Nov. 8, 2007 -- The turmoil beneath Yellowstone's "supervolcano" is raising the land as much as 2.8 inches per year, new ground measurements show. But the inflating land is not about to erupt, assured geologists, despite the caldera's ancient history of massive explosions.
The "supervolcano" is really a caldera, a basin-shaped volcanic feature formed in the wake of a large eruption. Spanning roughly 925 square miles in the northwest corner of Wyoming, the Yellowstone Caldera is thought to erupt every few hundred thousand years, but its exact origins remain a mystery.
What can be said is that the recent swell of the land there fits into a larger history of rises and falls that have been underway for a lot longer than geologists have been around to make sense of them, explained geologist Robert Smith of the University of Utah in Salt Lake City. He, Wu-Lung Chang and other colleagues report on the most recent changes at the famous volcanic park in the Nov. 9 issue of the journal Science.
The latest episode began in mid-2004 in the Sour Creek area of the Yellowstone Caldera, just north of Yellowstone Lake. There the swelling is the sharpest yet recorded. The previous six years had seen the land sinking at 1/3 inch per year, the team reported.
"What we know is that we have some intrusion of melt," said Smith, referring to the upward movement of hot, melted rock from around 6 miles underground. That melt is coming out of a large, cooling blob of magma that Smith and his colleagues spotted directly under the geyser-rich caldera using 3-D seismic imaging techniques.
The rising heat from that blob, plus the upward flow of some molten materials, are the most likely explanation for the swelling surface, as detected by a network of Global Positioning System stations in the park.
Smith said he hopes that a recent gravity survey -- conducted on a shoestring budget -- will help them sort out exactly what is moving, and where, underground. Gravity measurements allow geologist to detect how masses change underground by the tiny changes in gravity at any given spot on the surface.
And even though there is no mountain of magma about to erupt, the study of Yellowstone is central to understanding caldera-type "supervolcanoes" worldwide, said geologist David Hill of the U.S. Geological Survey in Menlo Park, Calif. Hill's job is to monitor California's version of Yellowstone -- the Long Valley Caldera east of Yosemite National Park.

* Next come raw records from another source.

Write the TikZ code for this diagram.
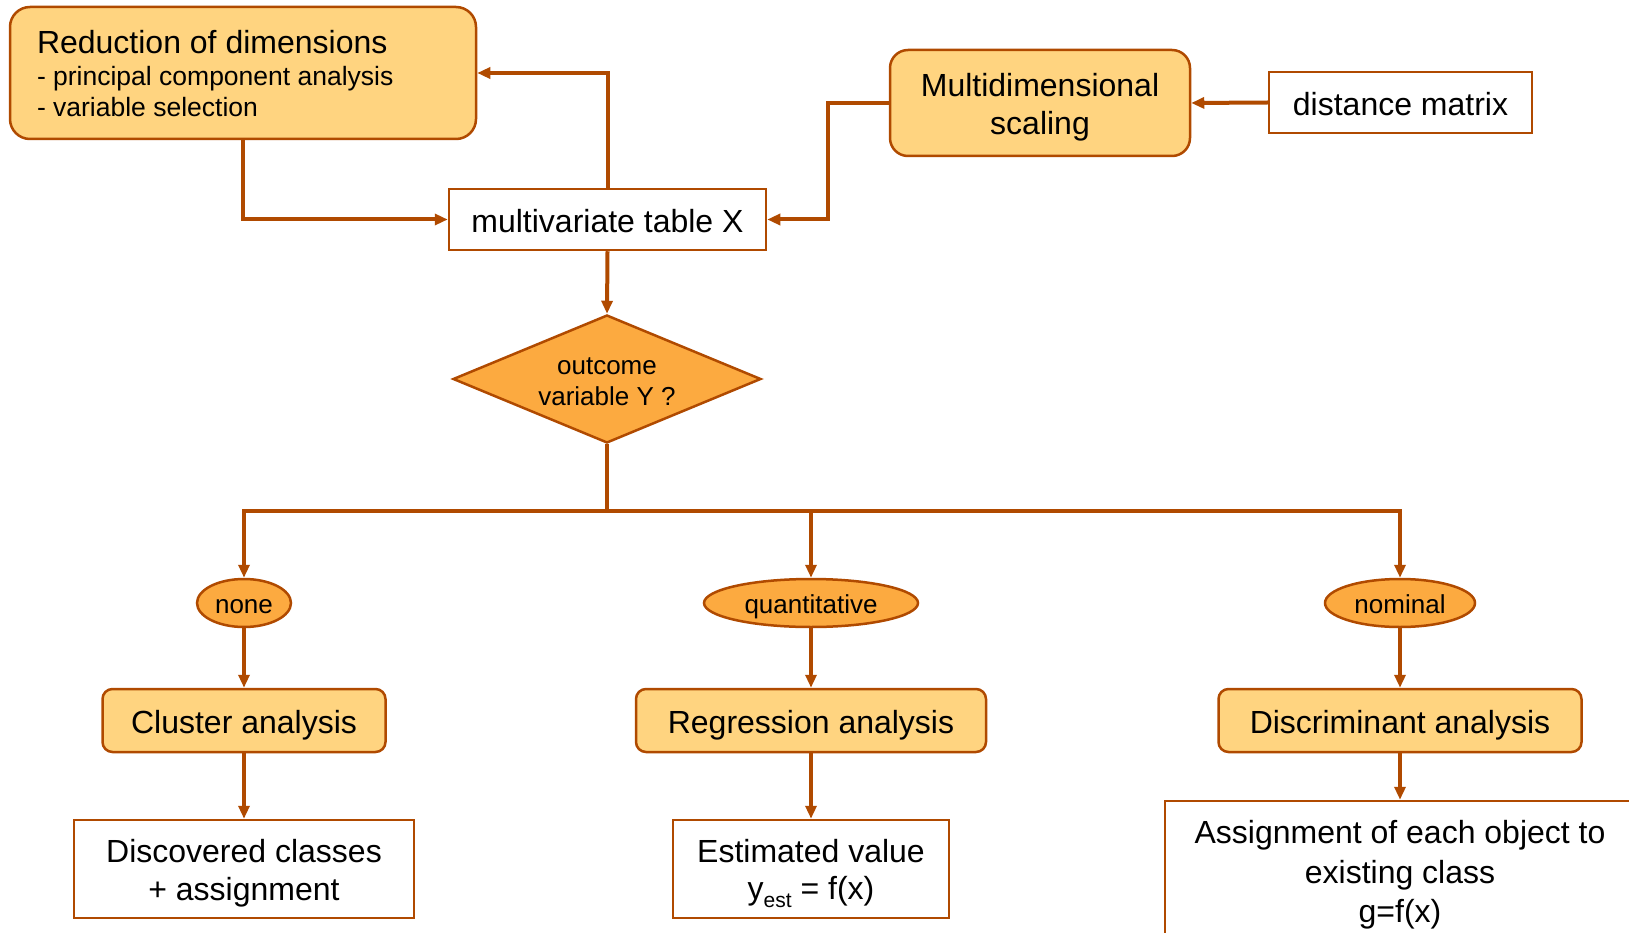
\documentclass[tikz,border=0pt]{standalone}
\usepackage{fontspec}
\setmainfont{Liberation Sans}
\usetikzlibrary{shapes.geometric,arrows.meta}
\definecolor{lineC}{RGB}{176,74,0}
\definecolor{boxC}{RGB}{255,212,128}
\definecolor{decC}{RGB}{252,170,64}
\setlength\parindent{0pt}
\newcommand\ls{\rule[-0.15\baselineskip]{0pt}{\baselineskip}}
\begin{document}
\begin{tikzpicture}[x=1pt,y=-1pt,
 conn/.style={draw=lineC, line width=4pt, -{Triangle[length=13pt,width=11pt]}},
 plainline/.style={draw=lineC, line width=4pt},
 obox/.style={draw=lineC, line width=2.5pt, fill=boxC, rounded corners=10pt, inner sep=0pt, align=center, font=\fontsize{32}{37.5}\selectfont},
 wbox/.style={draw=lineC, line width=2.5pt, fill=white, inner sep=0pt, align=center, font=\fontsize{32}{37.5}\selectfont},
 dec/.style={draw=lineC, line width=2.5pt, fill=decC, ellipse, inner sep=0pt, minimum height=48pt, font=\fontsize{26}{31}\selectfont},
]
\clip (0,0) rectangle (1629,933);

\node[obox, rounded corners=20pt, minimum width=466pt, minimum height=132pt, text width=412pt, align=left] (red) at (243,73)
 {{\fontsize{32}{37.5}\selectfont\spaceskip=0pt\xspaceskip=0pt\rule{0pt}{30pt}Reduction of dimensions\par}{\fontsize{26.5}{31.5}\selectfont\spaceskip=0pt\xspaceskip=0pt - principal component analysis\par - variable selection\rule[-5pt]{0pt}{0pt}\par}};
\node[obox, rounded corners=18pt, minimum width=300pt, minimum height=106pt] (mds) at (1040,103) {\ls Multidimensional\\\ls scaling};
\node[wbox, minimum width=263pt, minimum height=61pt] (dm) at (1400.5,102.5) {\ls distance matrix};
\node[wbox, minimum width=317pt, minimum height=61pt] (mvt) at (607.5,219.5) {\ls multivariate table X};
\node[diamond, draw=lineC, line width=2.5pt, fill=decC, minimum width=308pt, minimum height=128pt, inner sep=0pt, aspect=2.4, align=center, font=\fontsize{26}{31.5}\selectfont] (dia) at (607,379) {\ls outcome\\\ls variable Y ?};

\node[dec, minimum width=94pt] (none) at (244,603) {\ls none};
\node[dec, minimum width=214pt] (quant) at (811,603) {\ls quantitative};
\node[dec, minimum width=150pt] (nom) at (1400,603) {\ls nominal};

\node[obox, minimum width=283pt, minimum height=63pt] (clu) at (244,720.5) {\ls Cluster analysis};
\node[obox, minimum width=350pt, minimum height=63pt] (reg) at (811,720.5) {\ls Regression analysis};
\node[obox, minimum width=363pt, minimum height=63pt] (dis) at (1400,720.5) {\ls Discriminant analysis};

\node[wbox, minimum width=340pt, minimum height=98pt] (disc) at (244,869) {\ls Discovered classes\\\ls + assignment};
\node[wbox, minimum width=276pt, minimum height=98pt] (est) at (811,869) {\ls Estimated value\\\ls y{\fontsize{21}{21}\selectfont\raisebox{-8pt}{est}} = f(x)};
\node[wbox, minimum width=470pt, minimum height=139pt] (assign) at (1400,870.5) {\ls Assignment of each object to\\\ls existing class\\\ls g=f(x)};

\draw[conn] (mvt.north) |- (red.east);
\draw[conn] (red.south) |- (mvt.west);
\coordinate (mdsbend) at (828,103);
\draw[conn] (mds.west) -- (mdsbend) |- (mvt.east);
\draw[conn] (dm.west) -- (mds.east);
\draw[conn] (mvt.south) -- (dia.north);
\coordinate (bus) at (607,511);
\draw[plainline] (dia.south) -- (bus);
\draw[conn] (bus) -| (none.north);
\draw[conn] (bus) -| (quant.north);
\draw[conn] (bus) -| (nom.north);
\draw[conn] (none.south) -- (clu.north);
\draw[conn] (quant.south) -- (reg.north);
\draw[conn] (nom.south) -- (dis.north);
\draw[conn] (clu.south) -- (disc.north);
\draw[conn] (reg.south) -- (est.north);
\draw[conn] (dis.south) -- (assign.north);
\end{tikzpicture}
\end{document}
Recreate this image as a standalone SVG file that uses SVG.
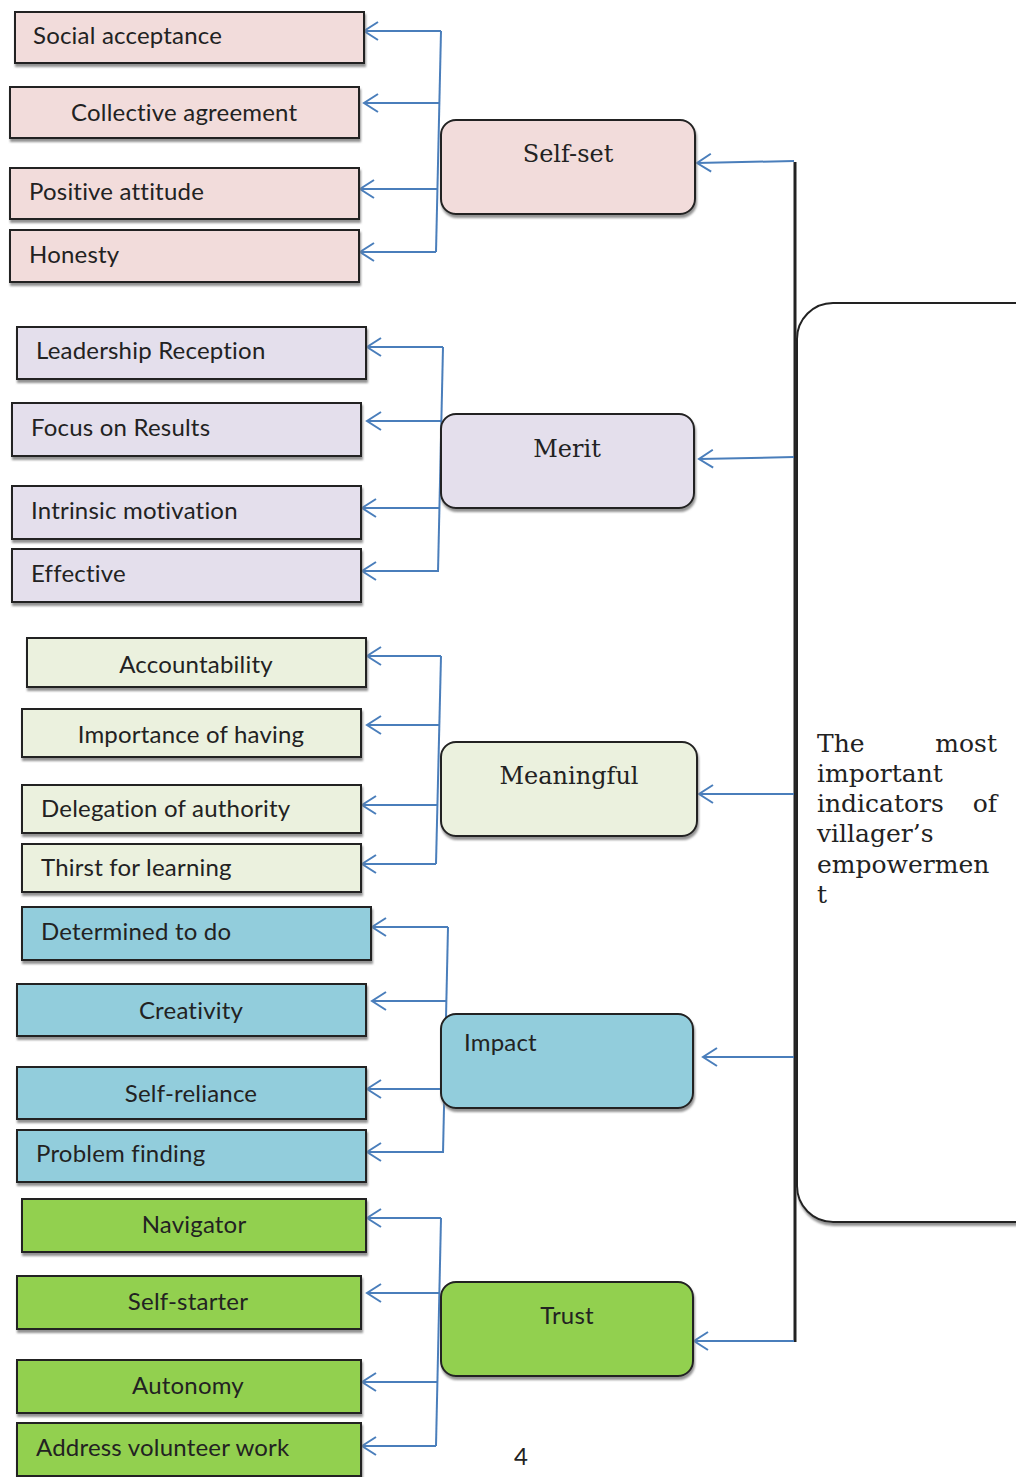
<svg xmlns="http://www.w3.org/2000/svg" width="1016" height="1477" viewBox="0 0 1016 1477">
<defs>
<filter id="sh" x="-5%" y="-10%" width="115%" height="130%">
<feDropShadow dx="1" dy="3" stdDeviation="1" flood-color="#7f7f7f" flood-opacity="0.85"/>
</filter>
<marker id="arr" markerUnits="userSpaceOnUse" markerWidth="18" markerHeight="22" viewBox="0 0 18 22" refX="16" refY="11" orient="auto">
<path d="M2,2 L16,11 L2,20" fill="none" stroke="#4a7ebb" stroke-width="2"/>
</marker>
</defs>
<style>
.b{stroke:#222;stroke-width:2;filter:url(#sh)}
.pink{fill:#f2dcdb}.lav{fill:#e4dfec}.lg{fill:#ebf1de}.blue{fill:#92cddc}.grn{fill:#92d050}
.t{font-family:Lato,"Open Sans",sans-serif;font-size:24px;letter-spacing:0.2px;fill:#222}
.c{text-anchor:middle}
.s{font-family:"DejaVu Serif","Liberation Serif",serif;font-size:24px;fill:#222}
.big{font-size:25px}
.cn{fill:none;stroke:#4a7ebb;stroke-width:2}
.a{fill:none;stroke:#4a7ebb;stroke-width:2;marker-end:url(#arr)}
</style>
<rect width="1016" height="1477" fill="#fff"/>

<g id="connectors">
<line x1="795" y1="162" x2="795" y2="1342" stroke="#222" stroke-width="3"/>
<path class="a" d="M794,161 L697,163"/>
<path class="a" d="M794,457 L699,459"/>
<path class="a" d="M794,794 L699,794"/>
<path class="a" d="M794,1057 L703,1057"/>
<path class="a" d="M794,1341 L694,1341"/>
<!-- Self-set -->
<path class="cn" d="M441,31 L436,252"/>
<path class="a" d="M441,31 L364,31"/>
<path class="a" d="M439,103 L364,103"/>
<path class="a" d="M437,189 L360,189"/>
<path class="a" d="M436,252 L360,252"/>
<!-- Merit -->
<path class="cn" d="M443,347 L438,572"/>
<path class="a" d="M443,347 L367,347"/>
<path class="a" d="M441,421 L367,421"/>
<path class="a" d="M439,508 L362,508"/>
<path class="a" d="M438,571 L362,571"/>
<!-- Meaningful -->
<path class="cn" d="M441,656 L436,864"/>
<path class="a" d="M441,656 L367,656"/>
<path class="a" d="M440,725 L367,725"/>
<path class="a" d="M437,805 L362,805"/>
<path class="a" d="M436,864 L362,864"/>
<!-- Impact -->
<path class="cn" d="M448,927 L443,1153"/>
<path class="a" d="M448,927 L372,927"/>
<path class="a" d="M446,1001 L372,1001"/>
<path class="a" d="M444,1089 L367,1089"/>
<path class="a" d="M443,1152 L367,1152"/>
<!-- Trust -->
<path class="cn" d="M441,1218 L436,1446"/>
<path class="a" d="M441,1218 L367,1218"/>
<path class="a" d="M439,1293 L367,1293"/>
<path class="a" d="M437,1382 L362,1382"/>
<path class="a" d="M436,1446 L362,1446"/>
</g>

<g id="main">
<rect class="b" x="797" y="303" width="260" height="919" rx="36" fill="#fff"/>
<text class="s big" x="817" y="752">The</text><text class="s big" x="997" y="752" text-anchor="end">most</text>
<text class="s big" x="817" y="782">important</text>
<text class="s big" x="817" y="812">indicators</text><text class="s big" x="997" y="812" text-anchor="end">of</text>
<text class="s big" x="817" y="842">villager’s</text>
<text class="s big" x="817" y="873">empowermen</text>
<text class="s big" x="817" y="903">t</text>
</g>

<g id="self-set"><rect class="b pink" x="441" y="120" width="254" height="94" rx="15"/><text class="s c" x="568" y="162">Self-set</text></g>
<g id="merit"><rect class="b lav" x="441" y="414" width="253" height="94" rx="15"/><text class="s c" x="567" y="457">Merit</text></g>
<g id="meaningful"><rect class="b lg" x="441" y="742" width="256" height="94" rx="15"/><text class="s c" x="569" y="784">Meaningful</text></g>
<g id="impact"><rect class="b blue" x="441" y="1014" width="252" height="94" rx="15"/><text class="t" x="464" y="1051">Impact</text></g>
<g id="trust"><rect class="b grn" x="441" y="1282" width="252" height="94" rx="15"/><text class="t c" x="567" y="1324">Trust</text></g>

<g id="social-acceptance"><rect class="b pink" x="15" y="12" width="349" height="51"/><text class="t" x="33" y="44">Social acceptance</text></g>
<g id="collective-agreement"><rect class="b pink" x="10" y="87" width="349" height="51"/><text class="t" x="71" y="121">Collective agreement</text></g>
<g id="positive-attitude"><rect class="b pink" x="10" y="168" width="349" height="51"/><text class="t" x="29" y="200">Positive attitude</text></g>
<g id="honesty"><rect class="b pink" x="10" y="230" width="349" height="52"/><text class="t" x="29" y="263">Honesty</text></g>

<g id="leadership-reception"><rect class="b lav" x="17" y="327" width="349" height="52"/><text class="t" x="36" y="359">Leadership Reception</text></g>
<g id="focus-on-results"><rect class="b lav" x="12" y="403" width="349" height="53"/><text class="t" x="31" y="436">Focus on Results</text></g>
<g id="intrinsic-motivation"><rect class="b lav" x="12" y="486" width="349" height="53"/><text class="t" x="31" y="519">Intrinsic motivation</text></g>
<g id="effective"><rect class="b lav" x="12" y="549" width="349" height="53"/><text class="t" x="31" y="582">Effective</text></g>

<g id="accountability"><rect class="b lg" x="27" y="638" width="339" height="49"/><text class="t c" x="196" y="673">Accountability</text></g>
<g id="importance-of-having"><rect class="b lg" x="22" y="709" width="339" height="48"/><text class="t c" x="191" y="743">Importance of having</text></g>
<g id="delegation-of-authority"><rect class="b lg" x="22" y="785" width="339" height="48"/><text class="t" x="41" y="817">Delegation of authority</text></g>
<g id="thirst-for-learning"><rect class="b lg" x="22" y="844" width="339" height="48"/><text class="t" x="41" y="876">Thirst for learning</text></g>

<g id="determined-to-do"><rect class="b blue" x="22" y="907" width="349" height="53"/><text class="t" x="41" y="940">Determined to do</text></g>
<g id="creativity"><rect class="b blue" x="17" y="984" width="349" height="52"/><text class="t c" x="191" y="1019">Creativity</text></g>
<g id="self-reliance"><rect class="b blue" x="17" y="1067" width="349" height="52"/><text class="t c" x="191" y="1102">Self-reliance</text></g>
<g id="problem-finding"><rect class="b blue" x="17" y="1130" width="349" height="52"/><text class="t" x="36" y="1162">Problem finding</text></g>

<g id="navigator"><rect class="b grn" x="22" y="1199" width="344" height="53"/><text class="t c" x="194" y="1233">Navigator</text></g>
<g id="self-starter"><rect class="b grn" x="17" y="1276" width="344" height="53"/><text class="t c" x="188" y="1310">Self-starter</text></g>
<g id="autonomy"><rect class="b grn" x="17" y="1360" width="344" height="53"/><text class="t c" x="188" y="1394">Autonomy</text></g>
<g id="address-volunteer-work"><rect class="b grn" x="17" y="1423" width="344" height="53"/><text class="t" x="36" y="1456">Address volunteer work</text></g>

<text class="t c" x="521" y="1465">4</text>
</svg>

"Any time we see one of these unrest episodes we learn about the processes that drive it," said Hill. For instance, calderas have been known to rise nearly several feet without erupting, he said. "That's a lot more uplift than we see before eruption on central vent volcanoes," he said, referring to the deadly blasts from single-maw volcanoes like Vesuvius, Pinatubo or St. Helen.
Calderas, by comparison, cover a lot more ground than central-vent volcanoes and have many vents from which they could pour ash and lava, said Hill. As a result, even a relatively small eruption from a caldera is much harder to predict and plan for because it's hard to know where in the caldera the magma will burst out.